İKTİDARA ALTERNATİF GEREKLİ
Hukukçuların yapılan haksızlıklara karşı hiçbir zaman sessiz kalamayacağını ve daima doğruları söyleyeceğini ifade eden Feyzioğlu, "Biz hukukçular orta saha oyuncularıyız. Bizim görevimiz o omurgayı olabildiğince sağlam tutmaktır. Biz hukukun üstünlüğünü anlatırız, hukuksuzlukların neler olduğunu tespit eder, evrensel hukuk ilkelerinin neler olduğunu ortaya koyar, Türkiye'deki uygulamaların ne kadar uyumlu olduğunu söyleriz. Haksızlıkları da söyleriz. Ama son tahlilde adım atacak olan siyasi iktidardır. Biz gücümüz yettiğince halkı bilgilendirmek için iktidarı denetleriz. Kamuoyu yaratır, o kamuoyunun siyasi iktidar ve muhalefet üzerinde baskı unsuru olmasını gücümüz yettiğince sağlarız. Ancak golü orta saha oyuncuları değil, forvetler atar. Demokrasilerde forvet oyuncuları, orta saha ne kadar önemli olursa olsun forvet oyuncuları, siyasi partilerdir. Siyasi partiler ilk seçimlerde alternatif olduğunu göstermek zorundadır. İşin görüneni buz gibi budur. İktidara alternatif olamıyorsa, kurumları yeterince güçlü olmayan demokrasilerde çöküş başlar" ifadelerini kullandı.

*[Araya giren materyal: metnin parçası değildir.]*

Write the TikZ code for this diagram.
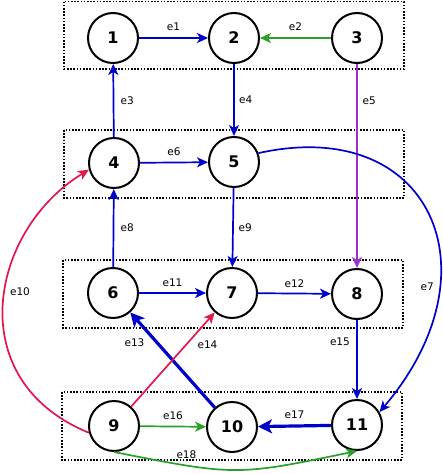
\documentclass[tikz,border=0pt]{standalone}
\usepackage{fontspec}
\setmainfont{DejaVu Sans}
\usepackage{xcolor}
\usepackage{tikz}
\usetikzlibrary{arrows.meta}
\definecolor{edgeblue}{HTML}{0000CC}
\definecolor{edgegreen}{HTML}{2AA02A}
\definecolor{edgepurple}{HTML}{9933CC}
\definecolor{edgered}{HTML}{E3154D}

\begin{document}
\begin{tikzpicture}[x=1pt,y=-1pt,
 font=\fontsize{10.5}{12}\selectfont,
 every node/.append style={text=black},
 vertex/.style={circle,draw=black,line width=2pt,fill=white,minimum size=50pt,inner sep=0pt,font=\fontsize{16}{18}\selectfont\bfseries},
 layer/.style={draw=black,line width=1.6pt,dash pattern=on 1.6pt off 1.6pt},
 arr/.style={-{Stealth[length=11pt,width=10pt,inset=3pt]},line width=1.7pt},
 heavy/.style={-{Stealth[length=14pt,width=14pt,inset=3.5pt]},line width=3.2pt}
]
\useasboundingbox (0,0) rectangle (443,474);

% layers
\draw[layer] (64,1.5) rectangle (404,69);
\draw[layer] (64,130) rectangle (404,198);
\draw[layer] (63,260) rectangle (403,328);
\draw[layer] (62,392) rectangle (402,460);

\node[vertex] (n1) at (113,38) {1};
\node[vertex] (n2) at (234,38) {2};
\node[vertex] (n3) at (357,38) {3};
\node[vertex] (n4) at (114,163) {4};
\node[vertex] (n5) at (234,162) {5};
\node[vertex] (n6) at (113,293) {6};
\node[vertex] (n7) at (232,293) {7};
\node[vertex] (n8) at (357,294) {8};
\node[vertex] (n9) at (114,426) {9};
\node[vertex] (n10) at (232,427) {10};
\node[vertex] (n11) at (357,425) {11};

\draw[arr,edgeblue] (n1) -- node[above=3pt]{e1} (n2);
\draw[arr,edgegreen] (n3) -- node[above=3pt]{e2} (n2);
\draw[arr,edgeblue] (n4) -- node[right=3pt]{e3} (n1);
\draw[arr,edgeblue] (n2) -- node[right=1pt]{e4} (n5);
\draw[arr,edgepurple] (n3) -- node[pos=0.18,right=1.5pt]{e5} (n8);
\draw[arr,edgeblue] (n4) -- node[above=3pt]{e6} (n5);
\draw[arr,edgeblue] (n5.20) .. controls (430,115) and (500,270) .. node[pos=0.7,left=1pt]{e7} (n11.30);
\draw[arr,edgeblue] (n6) -- node[right=3pt]{e8} (n4);
\draw[arr,edgeblue] (n5) -- node[right=1.5pt]{e9} (n7);
\draw[arr,edgered] (n9.195) .. controls (-40,380) and (-10,230) .. node[pos=0.54,right=1pt]{e10} (n4.195);
\draw[arr,edgeblue] (n6) -- node[above=2pt]{e11} (n7);
\draw[arr,edgeblue] (n7) -- node[above=2pt]{e12} (n8);
\draw[heavy,edgeblue] (n10) -- node[pos=0.68,left=8pt]{e13} (n6);
\draw[arr,edgered] (n9) -- node[pos=0.66,right=7pt]{e14} (n7);
\draw[arr,edgeblue] (n8) -- node[pos=0.27,left=3pt]{e15} (n11);
\draw[arr,edgegreen] (n9) -- node[above=3pt]{e16} (n10);
\draw[heavy,edgeblue] (n11) -- node[above=2pt]{e17} (n10);
\draw[arr,edgegreen] (n9.south) .. controls (236,476) .. node[pos=0.25,above=3pt]{e18} (n11.south);
\end{tikzpicture}
\end{document}
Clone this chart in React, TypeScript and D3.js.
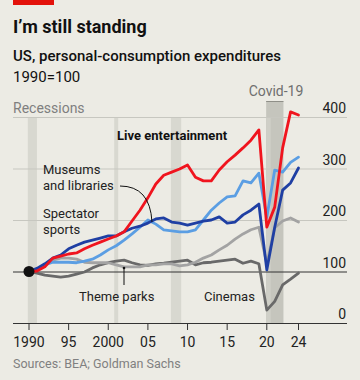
import React from "react";
import * as d3 from "d3";

const years = [1990,1991,1992,1993,1994,1995,1996,1997,1998,1999,2000,2001,2002,2003,2004,2005,2006,2007,2008,2009,2010,2011,2012,2013,2014,2015,2016,2017,2018,2019,2020,2021,2022,2023,2024];
const liveEntertainment = [100,101,109,126,130,134,136,144,151,157,163,169,177,198,219,243,270,287,293,299,307,283,276,276,297,313,326,340,355,375,186,225,340,410,404];
const spectatorSports = [100,106,115,126,132,144,151,157,161,165,169,169,177,184,188,194,202,204,196,194,190,194,198,200,206,194,196,210,219,231,103,186,258,272,301];
const museums = [100,103,113,118,118,118,117,120,124,132,142,150,161,173,186,200,192,181,179,177,177,181,200,219,233,245,247,276,272,291,205,297,293,312,322];
const themeParks = [100,103,113,122,126,126,124,118,117,117,117,113,109,109,109,113,113,115,115,111,113,118,126,132,142,151,163,173,181,186,115,185,198,204,196];
const cinemas = [100,97,93,91,89,91,95,99,107,113,117,120,122,117,113,112,115,116,118,120,122,113,117,118,120,122,124,116,120,115,25,42,74,85,97];

const yTicks = [0, 100, 200, 300, 400];
const xTicks = [1990, 1995, 2000, 2005, 2010, 2015, 2020, 2024];
const xTickLabels = ["1990", "95", "2000", "05", "10", "15", "20", "24"];
const recessions: [number, number][] = [[1989.85, 1991.0], [2000.75, 2001.25], [2007.9, 2009.2], [2019.92, 2020.5]];
const covid: [number, number] = [2019.92, 2022.1];

const W = 360, H = 380;
const BG = "#ecebe4";
const FONT = "Roboto, 'Noto Sans', sans-serif";

export default function App() {
  const x = d3.scaleLinear().domain([1990, 2024]).range([29, 298.5]);
  const y = d3.scaleLinear().domain([0, 400]).range([323, 117]);
  const line = d3.line<number>().x((_, i) => x(years[i])).y((d) => y(d));

  const series = [
    { data: cinemas, color: "#696969" },
    { data: themeParks, color: "#a3a3a3" },
    { data: museums, color: "#5b9ee3" },
    { data: spectatorSports, color: "#1f3fa3" },
    { data: liveEntertainment, color: "#f0141e" },
  ];

  return (
    <svg width={W} height={H} style={{ position: "absolute", left: 0, top: 0, background: BG, fontFamily: FONT }}>
      <rect x={0} y={0} width={W} height={H} fill={BG} />
      <rect x={13} y={0} width={41} height={5} fill="#e3120b" />
      <text x={13} y={33} fontSize={18} fontWeight={700} fill="#111">I’m still standing</text>
      <text x={13} y={61} fontSize={15} fontWeight={500} fill="#111">US, personal-consumption expenditures</text>
      <text x={13} y={82} fontSize={15} fill="#111">1990=100</text>

      {/* Covid band */}
      <rect x={x(covid[0])} y={101} width={x(covid[1]) - x(covid[0])} height={323 - 101} fill="#c5c5bd" />
      <line x1={x(covid[0])} x2={x(covid[1])} y1={101.5} y2={101.5} stroke="#8f8f88" strokeWidth={1} />
      {recessions.map((r, i) => (
        <rect key={i} x={x(r[0])} y={117} width={x(r[1]) - x(r[0])} height={323 - 117} fill={i === 3 ? "#cfcfc7" : "#d8d8d0"} />
      ))}
      <text x={13} y={113} fontSize={14} fill="#7f7f7f">Recessions</text>
      <text x={276} y={96} fontSize={14} fill="#6f6f6f" textAnchor="middle">Covid-19</text>

      {/* gridlines */}
      {yTicks.map((t) => (
        <g key={t}>
          {t !== 0 && t !== 100 && (
            <line x1={13} x2={347} y1={y(t) + 0.5} y2={y(t) + 0.5} stroke="#c7c7c0" strokeWidth={1} />
          )}
          <text x={346} y={y(t) - 4} fontSize={14} textAnchor="end" fill="#222">{t}</text>
        </g>
      ))}
      <line x1={13} x2={347} y1={y(100) + 0.5} y2={y(100) + 0.5} stroke="#333" strokeWidth={1} />
      <line x1={13} x2={347} y1={y(0) + 0.5} y2={y(0) + 0.5} stroke="#333" strokeWidth={1} />
      {xTicks.map((t, i) => (
        <g key={t}>
          <line x1={x(t)} x2={x(t)} y1={323} y2={330} stroke="#333" strokeWidth={1} />
          <text x={x(t)} y={347} fontSize={14} textAnchor="middle" fill="#222">{xTickLabels[i]}</text>
        </g>
      ))}

      {series.map((s, i) => (
        <path key={i} d={line(s.data) || ""} fill="none" stroke={s.color} strokeWidth={2.8} strokeLinejoin="round" strokeLinecap="round" />
      ))}
      <circle cx={x(1990)} cy={y(100)} r={5.5} fill="#111" />

      {/* labels */}
      <text x={117} y={140} fontSize={13} fontWeight={700} fill="#111">Live entertainment</text>
      <text x={43} y={174} fontSize={13} fill="#222">Museums</text>
      <text x={43} y={190} fontSize={13} fill="#222">and libraries</text>
      <path d="M120,186 Q150,186 152,222" fill="none" stroke="#111" strokeWidth={1} />
      <text x={43} y={218} fontSize={13} fill="#222">Spectator</text>
      <text x={43} y={234} fontSize={13} fill="#222">sports</text>
      <line x1={124} x2={124} y1={268} y2={285} stroke="#111" strokeWidth={1} />
      <circle cx={124} cy={268} r={1.3} fill="#111" />
      <text x={79} y={301} fontSize={13} fill="#222">Theme parks</text>
      <text x={204} y={301} fontSize={13} fill="#222">Cinemas</text>

      <text x={13} y={368} fontSize={12.5} fill="#808080">Sources: BEA; Goldman Sachs</text>
    </svg>
  );
}
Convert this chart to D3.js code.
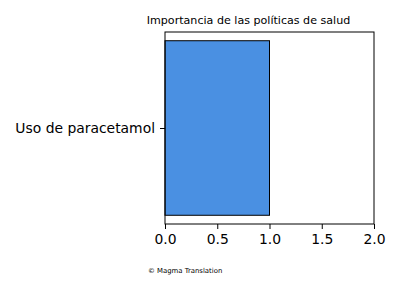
<!DOCTYPE html>
<html>
<head>
<meta charset="utf-8">
<script src="https://cdn.jsdelivr.net/npm/d3@7"></script>
<style>
  body { margin: 0; background: #fff; }
  text { font-family: "DejaVu Sans", sans-serif; }
</style>
</head>
<body>
<svg id="chart" width="400" height="300"></svg>
<script>
  // Data
  var categories = ['Uso de paracetamol']
  var values = [1.0]
  var xTicks = [0.0, 0.5, 1.0, 1.5, 2.0]

  var BAR_COLOR = '#4a90e2'
  var margin = { left: 165, top: 32, right: 26, bottom: 76 }
  var width = 400 - margin.left - margin.right
  var height = 300 - margin.top - margin.bottom

  var svg = d3.select('#chart')
  var g = svg.append('g')
    .attr('transform', 'translate(' + margin.left + ',' + margin.top + ')')

  var x = d3.scaleLinear().domain([0, 2]).range([0, width])

  // matplotlib style: bar height 0.8, margins 5%
  var y = d3.scaleLinear().domain([-0.44, 0.44]).range([0, height])

  g.selectAll('rect.bar')
    .data(categories)
    .enter()
    .append('rect')
    .attr('class', 'bar')
    .attr('x', x(0))
    .attr('y', function (d, i) { return y(i - 0.4) })
    .attr('width', function (d, i) { return x(values[i]) - x(0) })
    .attr('height', function (d, i) { return y(i + 0.4) - y(i - 0.4) })
    .attr('fill', BAR_COLOR)
    .attr('stroke', '#000')
    .attr('stroke-width', 1)

  // frame
  g.append('rect')
    .attr('width', width)
    .attr('height', height)
    .attr('fill', 'none')
    .attr('stroke', '#000')
    .attr('stroke-width', 1)

  // x axis
  var xAxis = g.append('g')
    .attr('transform', 'translate(0,' + height + ')')
    .call(d3.axisBottom(x).tickValues(xTicks).tickFormat(d3.format('.1f')).tickSize(5).tickPadding(4))
  xAxis.select('.domain').remove()
  xAxis.selectAll('text').attr('font-size', 13.9).attr('font-family', 'DejaVu Sans').attr('fill', '#000').attr('dy', '0.78em')

  // y axis
  var yAxis = g.append('g')
    .call(d3.axisLeft(y).tickValues(categories.map(function (d, i) { return i }))
      .tickFormat(function (d) { return categories[d] }).tickSize(5).tickPadding(5))
  yAxis.select('.domain').remove()
  yAxis.selectAll('text').attr('font-size', 13.9).attr('font-family', 'DejaVu Sans').attr('fill', '#000')

  // title
  svg.append('text')
    .attr('x', 248.5)
    .attr('y', 24)
    .attr('text-anchor', 'middle')
    .attr('font-size', 11.1)
    .text('Importancia de las políticas de salud')

  // credit
  svg.append('text')
    .attr('x', 148)
    .attr('y', 273)
    .attr('font-size', 6.9)
    .text('© Magma Translation')
</script>
</body>
</html>
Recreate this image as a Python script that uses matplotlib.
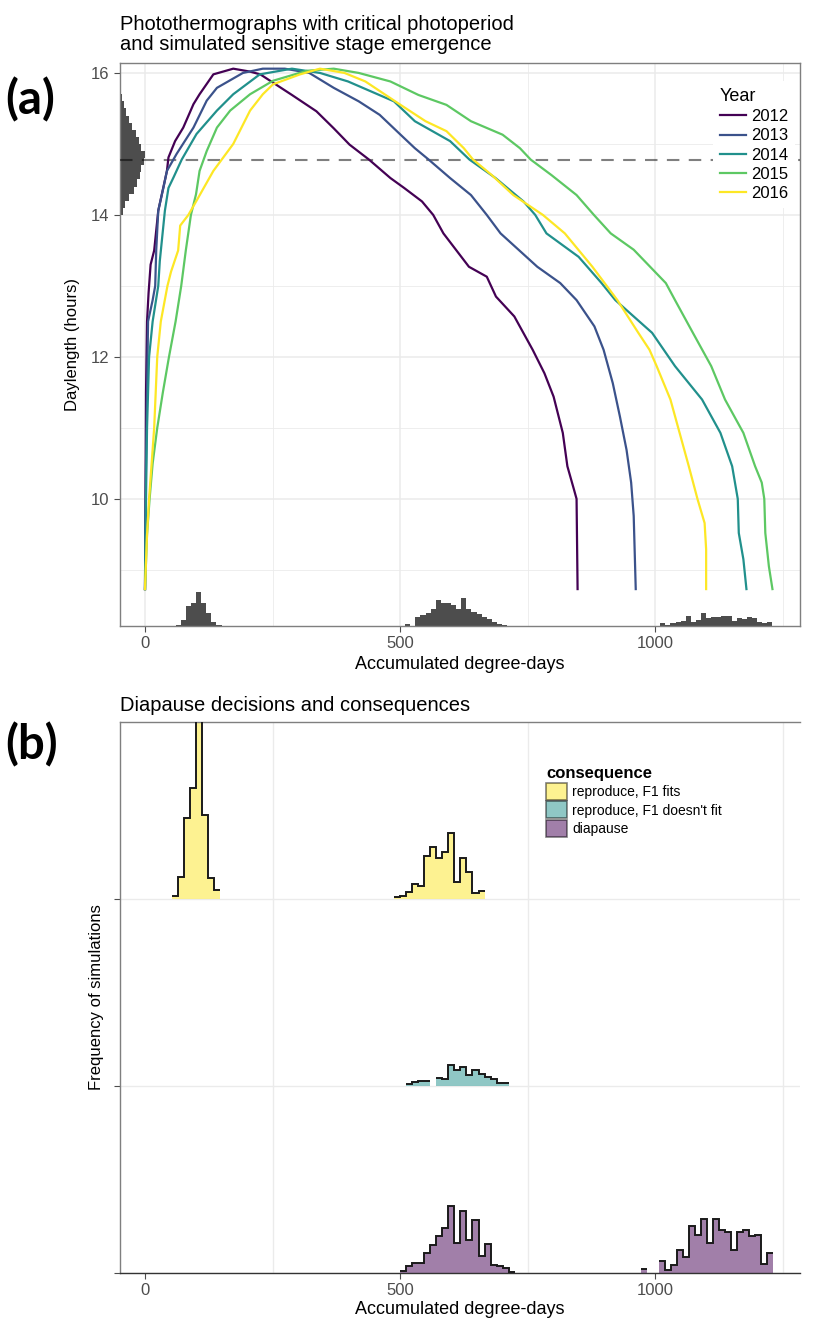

ATATÜRK, DİKTATÖR OLSAYDI BU KADAR ÇOK SEVİLMEZDİ
Atatürk'ün Türkiye Cumhuriyeti’ni 'Hukuk Devleti' kavramı üzerine kurduğunu vurgulayan Feyzioğlu, "Atatürk Ankara'da hukuk fakültesi kurulması talimatı verdiğinde ‘niye kurduruyoruz, İstanbul'da var zaten’ denilince, ‘burada cumhuriyet hukukunu öğreteceğiz. İstanbul'da cumhuriyeti kuramayız, onun için Ankara'da kuracağız’ demiştir ve ‘bu müessesenin açılışında duyduğum mutluluğu hiçbir devrimimde duymadım’ demiştir. Cumhuriyetin hukukunu, cumhuriyetin kurduğu kurum korumalıdır. Yani Atatürk'ün kurduğu devletin arkasında hukuk devleti anlayışı vardır. Şimdi ‘diktatör’ diyorlar. Hangi diktatör ortaçağ karanlığında bulduğu toplumu aydınlığa, hukuk devletine yurttaş bilincini yerleştirmek için bu kadar devrim yapar. Diktatörler devrim yapmaz, sefa içinde yaşar giderler. Hiçbir diktatör ölümünden bunca yıl sonra milletinin yüreğinde bu kadar büyümez. Atatürk'e diktatör diyenler ya haindir, ya hainlerin etkilediği kara cahillerdir "diye konuştu.